Violette Verdy is in love—with “the tenderness in the European

character,” she says, “tenderness about life, food, children, and

the arts.” Verdy’s neoclassical piece, Inoui Rossini (“inoui”

means “beyond expectations”), set to the composer’s evocative

music, draws upon this culture. “So much of my career has centered on

teaching,” the former NYCB principal dancer says. “I find my choreography

seems naturally to be about educating dancers in what a disciplined body can

suggest, and audiences in how ballet transforms the body into an articulate

instrument. The Atlanta company dancers can do extraordinary things. I had to

show off their talents.” May 5–6, Ferst Center for the Performing

Arts, Atlanta; www.atlantaballet.com.

—Colleen M. Payton

Preview: “Return to PHL”

Rennie Harris and Roko Kawai

The careers of Rennie Harris and Roko Kawai have diverged in interesting ways

since they helped found Philadelphia’s short-lived world dance and music

ensemble, Splinter Group, in the early 1990s. Since then, Harris has excelled

in bringing hip hop dance to the concert stage, while Kawai has dismantled classical

Japanese forms. On this shared program, PrinceScareKrow’s Road to the

Emerald City continues Harris’ solo excursion into private self/public

image. Kawai’s Tebura/Migaru (“empty hands/light in body”)

combines the formalism of Japanese dance and the spontaneity of postmodern devices.
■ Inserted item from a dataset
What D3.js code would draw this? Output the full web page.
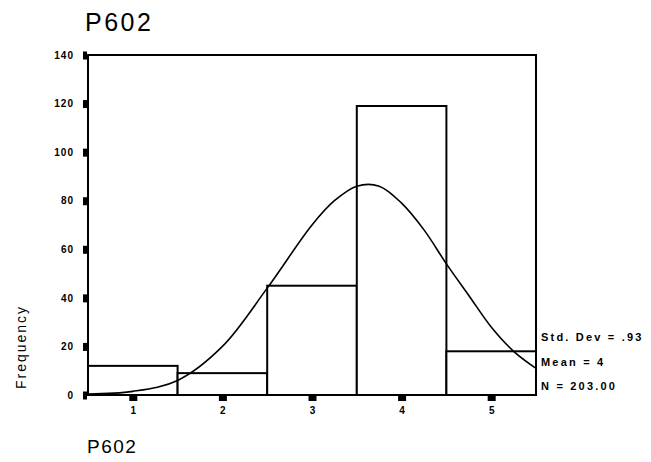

She describes it as “honoring, testing, and humoring the body that dances

both within and without kimono.” May 12–13, Painted Bride, Philadelphia;

www.paintedbride.org.

—Brenda Dixon Gottschild

Preview: Kansas City Ballet

The power of solo dancing forms the centerpiece for Kansas City Ballet’s

“Six Solos of Consequence II” program. Included in this group of

20th-century classic and contemporary works (the first series four years ago

received critical praise) are Mary Wigman’s Hexentanz (Witchdance); solos

from Balanchine’s Song of the Nightingale and Mozartiana; an unnamed Isadora

Duncan solo; Percussion 4 from Bob Fosse’s Broadway show Dancin’;

and Claire Porter’s comic piece Lost in the Modern. Rounding out the program

are Todd Bolender’s Voyager, set to Bernstein, and The Catherine Wheel

Suite, Twyla Tharp’s fast, furious reply to David Byrne’s heady

rock score. May 11–14, Lyric Theatre, Kansas City, MO; www.kcballet.org.